Yeshua informs His audience what the bread of eternal life actually is: “This bread is My flesh, which I will give for the life of the world” (John 6:51b, TLV). Today as Bible readers, we benefit from understanding the wider narrative, and how Yeshua was sacrificed upon the tree for human sins, resurrected from the dead, and what He meant when He said that the bread was His flesh. As is seen in the reaction of the Jewish religious leaders (John 6:52), Yeshua’s words caused quite a stir, as they did not understand what He was communicating.

Yeshua is the One sent from the Father in Heaven (John 6:44, 46), who also employs the Exodus 3:14 “I am” formula when presenting Himself as the bread of eternal life (John 6:41, 48, 51). But Yeshua is no mere supernatural entity who has been sent from Heaven, as seen in His statement, “Yes, indeed! I tell you that unless you eat the flesh of the Son of Man and drink his blood, you do not have life in yourselves” (John 6:53, CJB/CJSB).

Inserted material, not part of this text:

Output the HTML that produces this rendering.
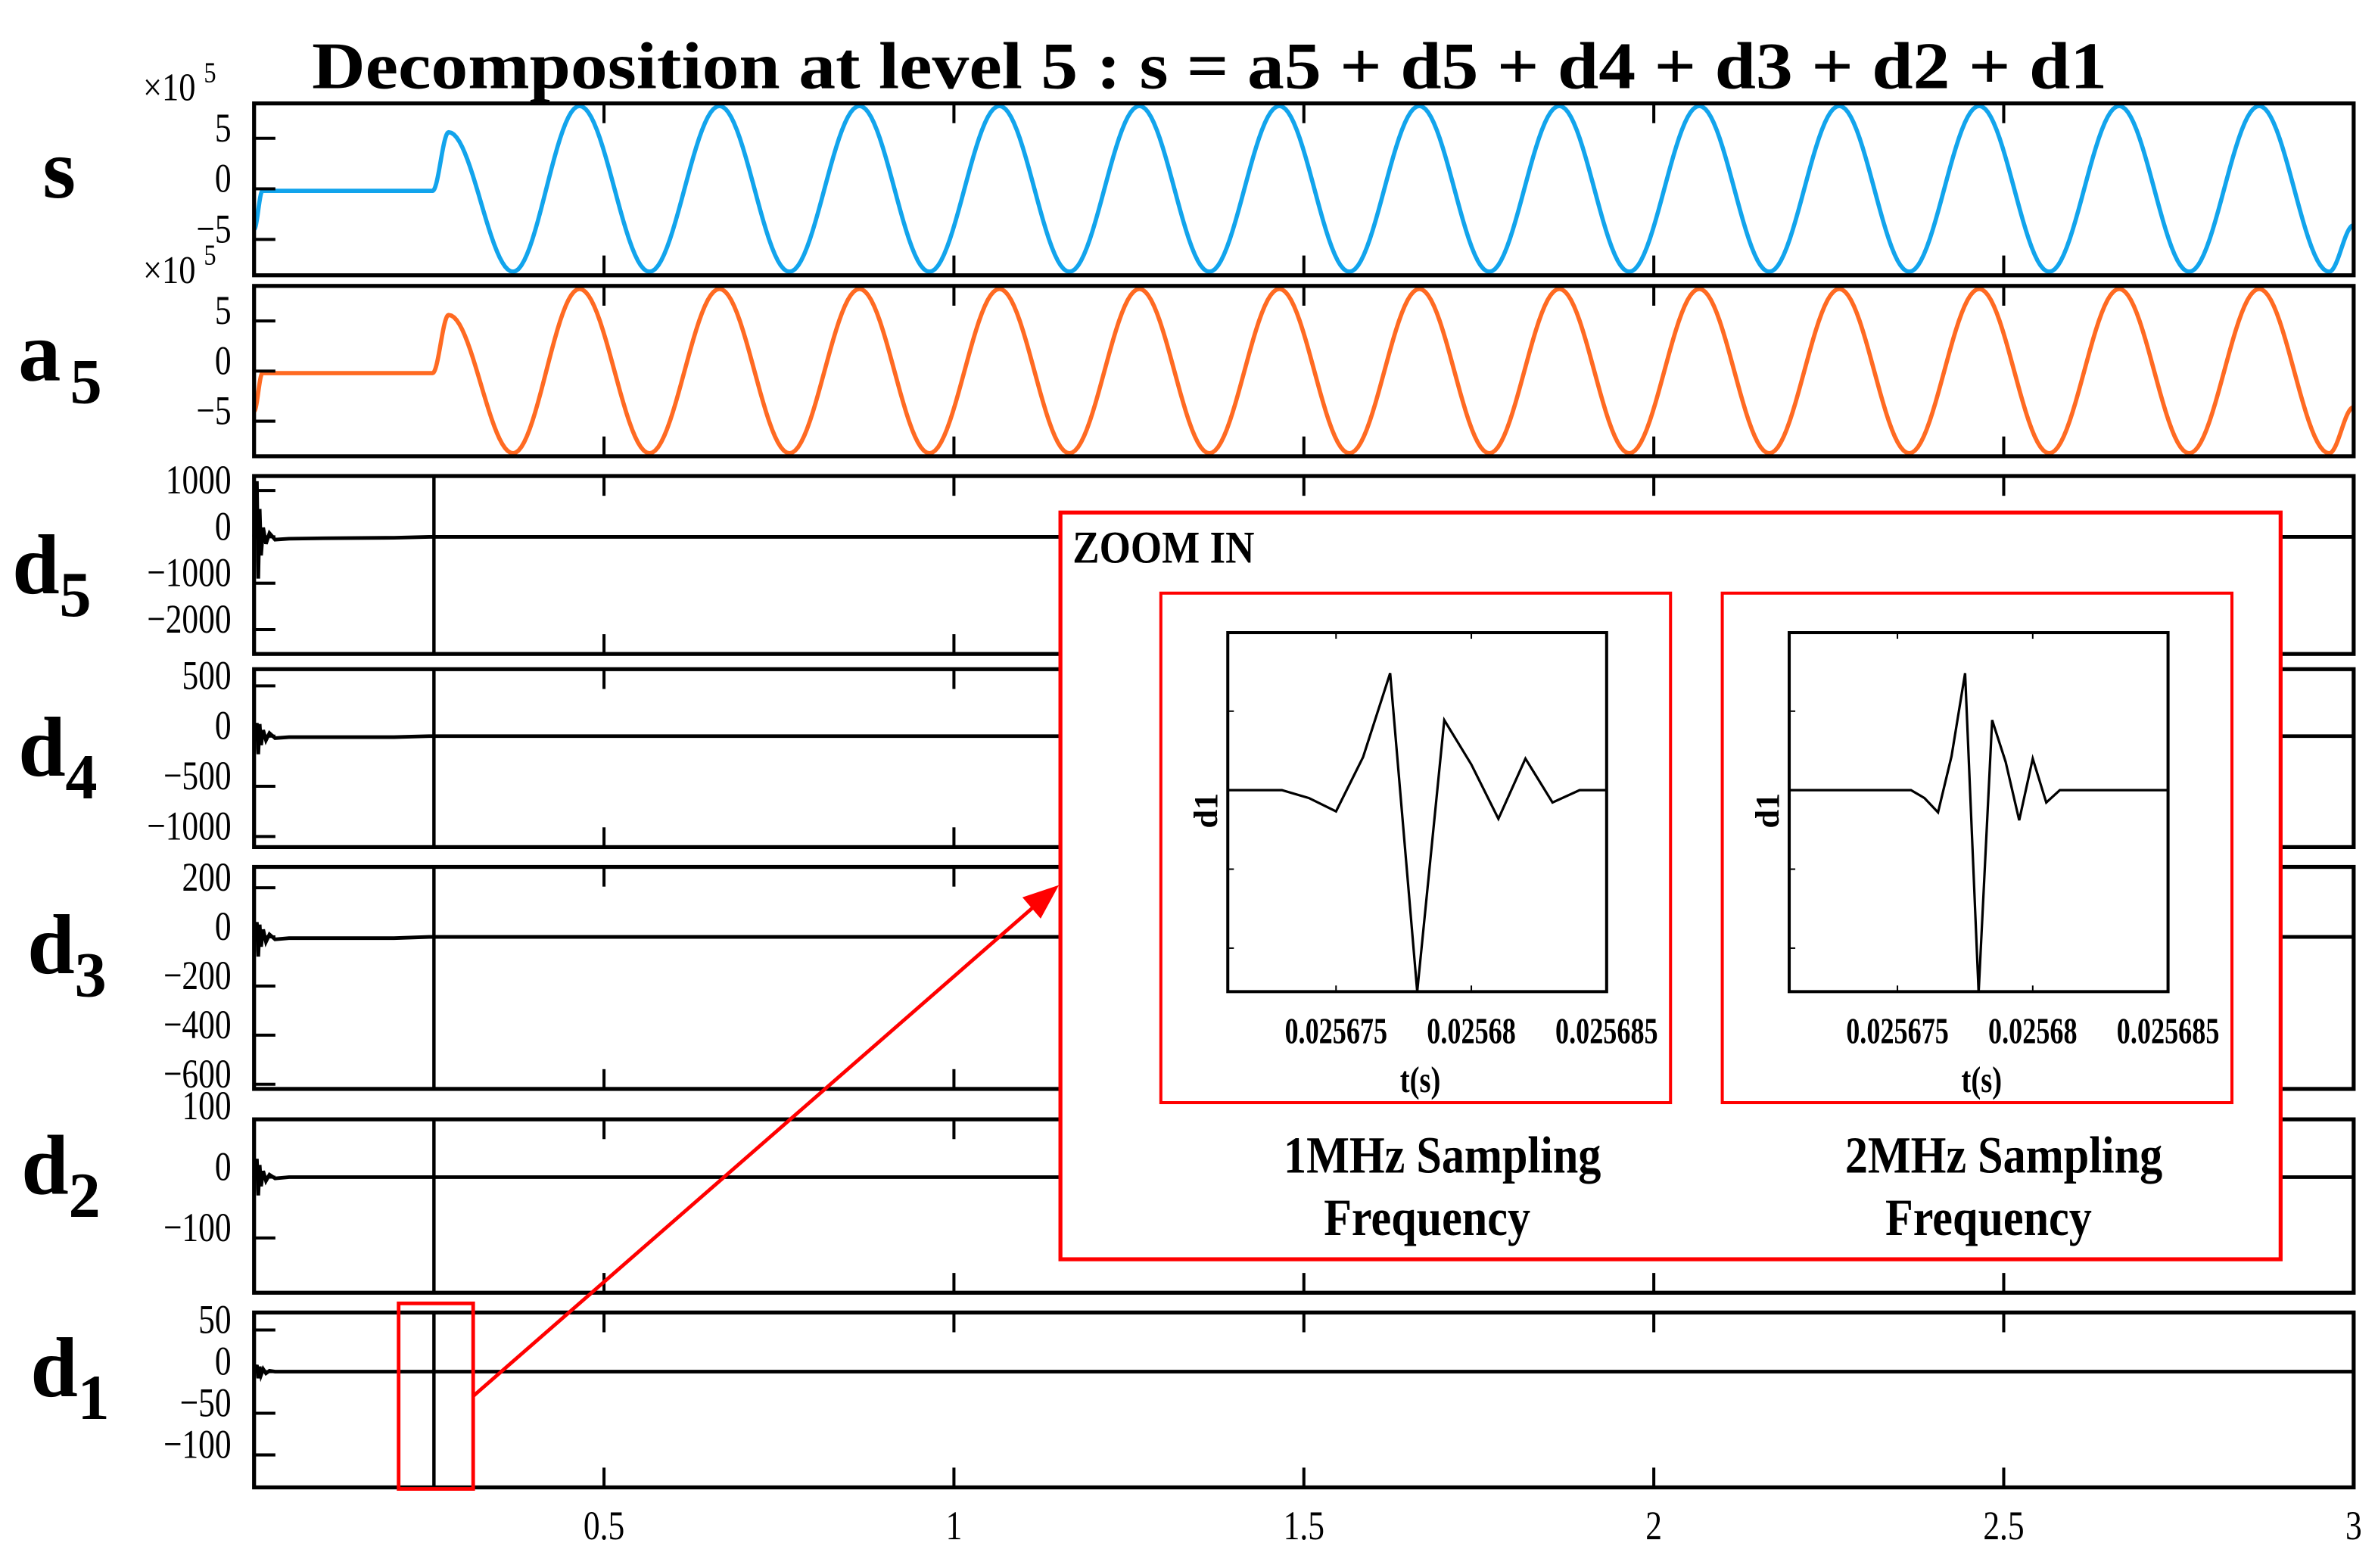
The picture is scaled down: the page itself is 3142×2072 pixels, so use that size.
<!DOCTYPE html>
<html><head><meta charset="utf-8"><style>
html,body{margin:0;padding:0;background:#fff;}
svg{display:block;}
text{font-family:"Liberation Serif",serif;}
</style></head><body>
<svg id="chart" xmlns="http://www.w3.org/2000/svg" width="3142" height="2072" viewBox="0 0 1563 1031" preserveAspectRatio="none">
<text x="205" y="58" font-family="Liberation Serif, serif" font-size="44" font-weight="bold" textLength="1180" lengthAdjust="spacingAndGlyphs">Decomposition at level 5 : s = a5 + d5 + d4 + d3 + d2 + d1</text>
<g id="panels"></g>
<g id="zoom"></g>
</svg>
<script>
// ---------- data ----------
const xTickVals = [0.5, 1, 1.5, 2, 2.5, 3];
const xTickLabels = ["0.5", "1", "1.5", "2", "2.5", "3"];
const sTimes = [0,0.012,0.255,0.278,0.37,0.465,0.565,0.665,0.765,0.865,0.965,1.065,1.165,1.265,1.365,1.465,1.565,1.665,1.765,1.865,1.965,2.065,2.165,2.265,2.365,2.465,2.565,2.665,2.765,2.865,2.965,3];
const sVals = [-4,-0.2,-0.2,5.6,-8.2,8.2,-8.2,8.2,-8.2,8.2,-8.2,8.2,-8.2,8.2,-8.2,8.2,-8.2,8.2,-8.2,8.2,-8.2,8.2,-8.2,8.2,-8.2,8.2,-8.2,8.2,-8.2,8.2,-8.2,-3.6];
const a5Times = [0,0.012,0.255,0.278,0.37,0.465,0.565,0.665,0.765,0.865,0.965,1.065,1.165,1.265,1.365,1.465,1.565,1.665,1.765,1.865,1.965,2.065,2.165,2.265,2.365,2.465,2.565,2.665,2.765,2.865,2.965,3];
const a5Vals = [-4,-0.2,-0.2,5.6,-8.2,8.2,-8.2,8.2,-8.2,8.2,-8.2,8.2,-8.2,8.2,-8.2,8.2,-8.2,8.2,-8.2,8.2,-8.2,8.2,-8.2,8.2,-8.2,8.2,-8.2,8.2,-8.2,8.2,-8.2,-3.6];
const sTicks = [5, 0, -5];
const d5Ticks = [1000, 0, -1000, -2000];
const d4Ticks = [500, 0, -500, -1000];
const d3Ticks = [200, 0, -200, -400, -600];
const d2Ticks = [100, 0, -100];
const d1Ticks = [50, 0, -50, -100];
const burstTimes = [0, 0.004, 0.006, 0.008, 0.010, 0.013, 0.017, 0.022, 0.03, 0.05, 0.1, 0.2, 0.25, 3];
const d5Burst = [0, 1200, -900, 600, -400, 200, -150, 80, -60, -40, -30, -20, 0, 0];
const d4Burst = [0, 130, -180, 120, -90, 60, -40, 30, -20, -10, -10, -10, 0, 0];
const d3Burst = [0, 60, -80, 50, -40, 30, -20, 10, -10, -5, -5, -5, 0, 0];
const d2Burst = [0, 30, -30, 20, -15, 10, -6, 4, -2, 0, 0, 0, 0, 0];
const d1Burst = [0, 8, -8, 6, -4, 3, -2, 1, 0, 0, 0, 0, 0, 0];
const faultTime = 0.257;
// zoom-in insets
const z1Times = [0.025671, 0.025673, 0.025674, 0.025675, 0.025676, 0.025677, 0.025678, 0.025679, 0.02568, 0.025681, 0.025682, 0.025683, 0.025684, 0.025685];
const z1Vals = [0, 0, -16, -43, 67, 237, -408, 142, 52, -58, 64, -25, 0, 0];
const z2Times = [0.025671, 0.0256755, 0.025676, 0.0256765, 0.025677, 0.0256775, 0.025678, 0.0256785, 0.025679, 0.0256795, 0.02568, 0.0256805, 0.025681, 0.025685];
const z2Vals = [0, 0, -16, -45, 69, 237, -410, 142, 57, -61, 64, -25, 0, 0];
const zTickVals = [0.025675, 0.02568, 0.025685];
const zTickLabels = ["0.025675", "0.02568", "0.025685"];
const zYTicks = [160, -160, -320];

// ---------- helpers ----------
const NS = "http://www.w3.org/2000/svg";
function mk(tag, attrs, parent) {
  const e = document.createElementNS(NS, tag);
  for (const k in attrs) e.setAttribute(k, attrs[k]);
  parent.appendChild(e);
  return e;
}
const X0 = 167, X1 = 1547;
const xScale = t => X0 + (t / 3) * (X1 - X0);
const panelsG = document.getElementById("panels");

function yScaleOf(p) { return v => p.top + (p.dmax - v) / (p.dmax - p.dmin) * (p.bot - p.top); }

function easedPath(times, vals, ys) {
  let d = "M" + xScale(times[0]).toFixed(2) + "," + ys(vals[0]).toFixed(2);
  for (let i = 0; i < times.length - 1; i++) {
    const n = 24;
    for (let k = 1; k <= n; k++) {
      const u = k / n;
      const t = times[i] + (times[i + 1] - times[i]) * u;
      const w = (1 - Math.cos(Math.PI * u)) / 2;
      const v = vals[i] + (vals[i + 1] - vals[i]) * w;
      d += "L" + xScale(t).toFixed(2) + "," + ys(v).toFixed(2);
    }
  }
  return d;
}
function linePath(times, vals, xs, ys) {
  return times.map((t, i) => (i ? "L" : "M") + xs(t).toFixed(2) + "," + ys(vals[i]).toFixed(2)).join("");
}
function ctext(parent, x, y, str, size, anchor, sx, bold) {
  const a = {x: 0, y: 0, "font-size": size, "text-anchor": anchor, transform: `translate(${x},${y}) scale(${sx},1)`};
  if (bold) a["font-weight"] = "bold";
  const t = mk("text", a, parent);
  t.textContent = str;
  return t;
}

const panels = [
  {id: "s", top: 68, bot: 181, dmax: 8.45, dmin: -8.55, ticks: sTicks, times: sTimes, vals: sVals, color: "#12a4ec", scale: true, label: "s", sub: "", ly: 130, lx: 28},
  {id: "a5", top: 188, bot: 300, dmax: 8.5, dmin: -8.5, ticks: sTicks, times: a5Times, vals: a5Vals, color: "#ff6a22", scale: true, label: "a", sub: "5", ly: 250, lx: 12},
  {id: "d5", top: 313, bot: 430, dmax: 1311, dmin: -2525, ticks: d5Ticks, burst: d5Burst, label: "d", sub: "5", ly: 390, lx: 8},
  {id: "d4", top: 440, bot: 557, dmax: 667, dmin: -1106, ticks: d4Ticks, burst: d4Burst, label: "d", sub: "4", ly: 510, lx: 12},
  {id: "d3", top: 570, bot: 716, dmax: 285, dmin: -619, ticks: d3Ticks, burst: d3Burst, label: "d", sub: "3", ly: 640, lx: 18},
  {id: "d2", top: 736, bot: 850, dmax: 95, dmin: -190, ticks: d2Ticks, burst: d2Burst, label: "d", sub: "2", ly: 785, lx: 14},
  {id: "d1", top: 863, bot: 978, dmax: 71, dmin: -139, ticks: d1Ticks, burst: d1Burst, label: "d", sub: "1", ly: 918, lx: 20}
];

panels.forEach(p => {
  const g = mk("g", {}, panelsG);
  
  
  const ys = yScaleOf(p);
  if (p.times) {
    const path = mk("path", {d: easedPath(p.times, p.vals, ys), fill: "none", stroke: p.color, "stroke-width": 2.8, "stroke-linejoin": "round"}, g);
    
    
  } else {
    const bl = mk("path", {d: linePath(burstTimes, p.burst, xScale, ys), fill: "none", stroke: "#000", "stroke-width": 2.4}, g);
    
    
    const sp = mk("line", {x1: xScale(faultTime), x2: xScale(faultTime), y1: ys(p.dmax), y2: ys(p.dmin), stroke: "#000", "stroke-width": 2.2}, g);
    
    
  }
  const fr = mk("rect", {x: X0, y: p.top, width: X1 - X0, height: p.bot - p.top, fill: "none", stroke: "#000", "stroke-width": 2.6}, g);
  
  
  xTickVals.forEach(t => {
    const x = xScale(t);
    const a = mk("line", {x1: x, x2: x, y1: p.top, y2: p.top + 13, stroke: "#000", "stroke-width": 2}, g);
    
    
    const b = mk("line", {x1: x, x2: x, y1: p.bot, y2: p.bot - 13, stroke: "#000", "stroke-width": 2}, g);
    
    
  });
  p.ticks.forEach(v => {
    const y = ys(v);
    if (y >= p.top - 1 && y <= p.bot + 1) {
      const tk = mk("line", {x1: X0, x2: X0 + 14, y1: y, y2: y, stroke: "#000", "stroke-width": 2}, g);
      
      
    }
    const tx = ctext(g, 152, y + 2, (v < 0 ? "\u2212" + Math.abs(v) : String(v)), 27, "end", 0.8, false);
    
    
  });
  if (p.scale) {
    const sc = ctext(g, 94, p.top - 2, "\u00d710", 26, "start", 0.85, false);
    
    
    const sup = ctext(g, 134, p.top - 14, "5", 19, "start", 0.85, false);
    
    
  }
  const lab = mk("text", {x: p.lx, y: p.ly, "font-size": 56, "font-weight": "bold"}, g);
  lab.textContent = p.label;
  
  
  if (p.sub) {
    const sb = mk("text", {x: p.lx + (p.label === "a" ? 34 : 31), y: p.ly + 15, "font-size": 42, "font-weight": "bold"}, g);
    sb.textContent = p.sub;
    
    
  }
});
xTickVals.forEach((t, i) => {
  const tx = ctext(panelsG, xScale(t), 1012, xTickLabels[i], 27, "middle", 0.8, false);
  
  
});

// ---------- zoom annotation ----------
const zg = document.getElementById("zoom");
const selBox = mk("rect", {x: 262, y: 857, width: 49, height: 122, fill: "none", stroke: "#f00", "stroke-width": 2.4}, zg);


const arr = mk("line", {x1: 311, y1: 918, x2: 682, y2: 594, stroke: "#f00", "stroke-width": 2.4}, zg);


const head = mk("polygon", {points: "696,582 672,590 684,604", fill: "#f00"}, zg);


const zbox = mk("rect", {x: 697, y: 337, width: 802, height: 491, fill: "#fff", stroke: "#f00", "stroke-width": 2.6}, zg);


const zt = ctext(zg, 705, 370, "ZOOM IN", 30, "start", 0.88, true);



function inset(ox, times, vals, name, cap) {
  const g = mk("g", {}, zg);
  
  
  const box = mk("rect", {x: ox, y: 390, width: 335, height: 335, fill: "none", stroke: "#f00", "stroke-width": 2}, g);
  
  
  const L = ox + 44, R = ox + 293, T = 416, B = 652;
  const xmin = 0.025671, xmax = 0.025685, ymin = -408, ymax = 319;
  const xs = t => L + (t - xmin) / (xmax - xmin) * (R - L);
  const ys = v => T + (ymax - v) / (ymax - ymin) * (B - T);
  const ln = mk("path", {d: linePath(times, vals, xs, ys), fill: "none", stroke: "#000", "stroke-width": 1.6, "stroke-linejoin": "miter"}, g);
  
  
  const fr = mk("path", {d: `M${L},${T}H${R}V${B}H${L}Z`, fill: "none", stroke: "#000", "stroke-width": 2}, g);
  
  
  zTickVals.forEach((t, i) => {
    const x = xs(t);
    const tk = mk("line", {x1: x, x2: x, y1: B, y2: B - 4, stroke: "#000", "stroke-width": 1}, g);
    
    
    const tk2 = mk("line", {x1: x, x2: x, y1: T, y2: T + 4, stroke: "#000", "stroke-width": 1}, g);
    
    
    const tx = ctext(g, x, 686, zTickLabels[i], 24, "middle", 0.75, true);
    
    
  });
  zYTicks.forEach(v => {
    const tk = mk("line", {x1: L, x2: L + 4, y1: ys(v), y2: ys(v), stroke: "#000", "stroke-width": 1}, g);
    
    
  });
  const xl = ctext(g, (L + R) / 2 + 2, 718, "t(s)", 24, "middle", 0.8, true);
  
  
  const yl = mk("text", {x: 0, y: 0, "font-size": 22, "font-weight": "bold", "text-anchor": "middle", transform: `translate(${ox + 37},${533}) rotate(-90)`}, g);
  yl.textContent = "d1";
  
  
  const c1 = ctext(g, ox + 185, 771, cap, 34, "middle", 0.88, true);
  
  
  const c2 = ctext(g, ox + 175, 812, "Frequency", 34, "middle", 0.88, true);
  
  
}
inset(763, z1Times, z1Vals, "inset-1mhz", "1MHz Sampling");
inset(1132, z2Times, z2Vals, "inset-2mhz", "2MHz Sampling");
</script>
</body></html>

The attention of His audience was mainly focused on what Yeshua meant by eating His flesh and drinking His blood, which are obviously metaphors of participating in and benefitting from the results of His sacrifice for human sin (John 6:54-56, 58). However, Yeshua has referred to His activity via the title of the Son of Man, of Him being the One brought before the Ancient of Days in Heaven, to whom all of Creation must pay homage in worship (Daniel 7:13-14). Indeed, Yeshua’s once having been in Heaven is affirmed in the words He will later issue to His Disciples, wondering about His statements: “What then if you see the Son of Man ascending to where He was before?” (John 6:62).

When it is recognized that not only is Yeshua the One in whom eternal life is found, but that one must partake of His beaten body and shed blood to be redeemed—then as the Daniel 7:13-14 Son of Man coming from Heaven to Earth, the gravity of what He has provided for human beings, can only be intensified. Yeshua is no mere supernatural agent; Yeshua is the “I am bread of eternal life.” At the same time, Yeshua came to the Earth, was born as a human, and in His humility as a human relied entirely on His Father in Heaven for everything. As He told those at Capernaum, “Just as the living Father sent Me and I live because of the Father, so the one who eats of Me will also live because of Me” (John 6:57, TLV). Michaels concludes that for John 6:57, “The meaning suggested by the context is that Jesus lives his life on earth from day to day in dependence on the Father, while the disciple, in turn, lives in daily dependence on Jesus.”[4] Yeshua being in complete reliance upon His Heavenly Father in His human Incarnation—with His followers also being required to live the same way, “because of Me” (di eme)—highlights the uniqueness of Yeshua’s service. Yeshua is not just the Daniel 7:13-14 exalted Son of Man; Yeshua demonstrates what it means to be truly human to His followers, via a supreme service which will culminate in His death.


[1] Bruce, John, pp 156, 157.

[2] Brown and Comfort, 343.

[3] Carson, John, 294.

[4] J. Ramsey Michaels, New International Biblical Commentary: John (Peabody, MA: Hendrickson, 1989), 119.